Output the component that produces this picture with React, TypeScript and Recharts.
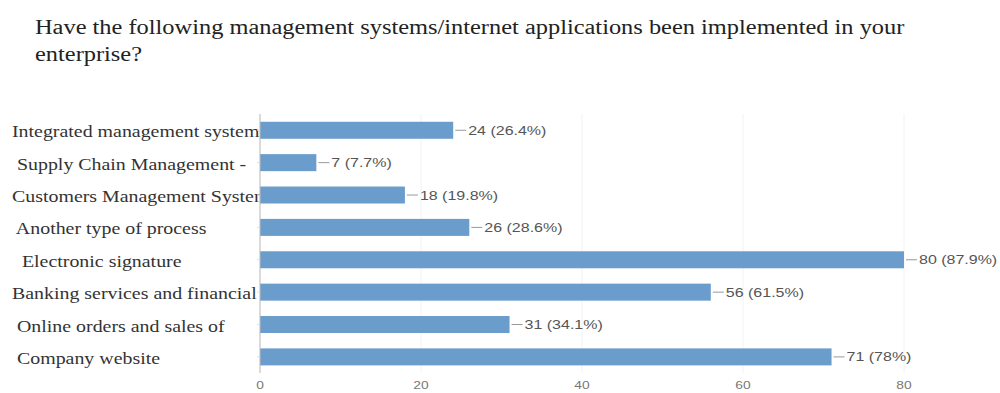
import React from "react";
import { Bar, BarChart, CartesianGrid, LabelList, XAxis, YAxis } from "recharts";

const categories = [
  "Integrated management system",
  " Supply Chain Management -",
  "Customers Management System",
  " Another type of process",
  "  Electronic signature",
  "Banking services and financial",
  " Online orders and sales of",
  " Company website",
];
const counts = [24, 7, 18, 26, 80, 56, 31, 71];
const percents = ["26.4%", "7.7%", "19.8%", "28.6%", "87.9%", "61.5%", "34.1%", "78%"];
const xTicks = [0, 20, 40, 60, 80];

const data = categories.map((name, i) => ({
  name,
  value: counts[i],
  label: `${counts[i]} (${percents[i]})`,
}));

// category text is drawn inside the bar shape so the bar covers long names,
// like in the source. the source picture is stretched sideways -> scaleX
const BarWithName = (props: any) => {
  const { x, y, width, height, fill, payload } = props;
  return (
    <g>
      <text
        transform={`translate(12,${y + height / 2 + 7}) scale(1.17,1)`}
        textAnchor="start"
        fontFamily="'Liberation Serif', serif"
        fontSize={17}
        fill="#333"
        style={{ whiteSpace: "pre" }}
      >
        {payload.name}
      </text>
      <rect x={x} y={y} width={width} height={height} fill={fill} />
    </g>
  );
};

const NumberTick = ({ x, y, payload }: any) => (
  <text
    transform={`translate(${x},${y + 8}) scale(1.25,1)`}
    textAnchor="middle"
    fontFamily="'Liberation Sans', Arial, sans-serif"
    fontSize={11}
    fill="#777"
  >
    {payload.value}
  </text>
);

const ValueLabel = (props: any) => {
  const { x, y, width, height, value } = props;
  const end = x + width;
  const cy = y + height / 2;
  return (
    <g>
      <line x1={end + 2} y1={cy} x2={end + 13} y2={cy} stroke="#999" strokeWidth={1} />
      <text
        transform={`translate(${end + 15},${cy + 4.5}) scale(1.28,1)`}
        fontFamily="'Liberation Sans', Arial, sans-serif"
        fontSize={12.5}
        fill="#555"
      >
        {value}
      </text>
    </g>
  );
};

export default function App() {
  return (
    <div style={{ position: "absolute", left: 0, top: 0, width: 1000, height: 393, background: "#fff" }}>
      <BarChart
        width={1000}
        height={393}
        data={data}
        layout="vertical"
        margin={{ top: 114, right: 96, bottom: 0, left: 0 }}
        barCategoryGap="24%"
      >
        <CartesianGrid horizontal={false} stroke="#f2f2f2" />
        <XAxis
          type="number"
          domain={[0, 80]}
          ticks={xTicks}
          axisLine={false}
          tickLine={false}
          height={20}
          tick={<NumberTick />}
        />
        <YAxis
          type="category"
          dataKey="name"
          width={260}
          tick={() => <g />}
          tickSize={3}
          tickLine={{ stroke: "#ddd" }}
          axisLine={{ stroke: "#bbb" }}
          interval={0}
        />
        <Bar dataKey="value" fill="#6a9dcb" isAnimationActive={false} shape={<BarWithName />}>
          <LabelList dataKey="label" content={<ValueLabel />} />
        </Bar>
      </BarChart>
      <div
        style={{
          position: "absolute",
          left: 35,
          top: 14,
          fontFamily: "'Liberation Serif', serif",
          fontSize: 20,
          lineHeight: "27px",
          color: "#222",
          whiteSpace: "nowrap",
          transform: "scaleX(1.22)",
          transformOrigin: "left top",
        }}
      >
        Have the following management systems/internet applications been implemented in your
        <br />
        enterprise?
      </div>
    </div>
  );
}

---

## Instructions to follow
From the opening line of the listing above through the line bearing "const xTicks = [0, 20, 40, 60, 80];", repeat each line exactly. Drop every picture.

## Reply
Output the component that produces this picture with React, TypeScript and Recharts.
import React from "react";
import { Bar, BarChart, CartesianGrid, LabelList, XAxis, YAxis } from "recharts";

const categories = [
  "Integrated management system",
  " Supply Chain Management -",
  "Customers Management System",
  " Another type of process",
  "  Electronic signature",
  "Banking services and financial",
  " Online orders and sales of",
  " Company website",
];
const counts = [24, 7, 18, 26, 80, 56, 31, 71];
const percents = ["26.4%", "7.7%", "19.8%", "28.6%", "87.9%", "61.5%", "34.1%", "78%"];
const xTicks = [0, 20, 40, 60, 80];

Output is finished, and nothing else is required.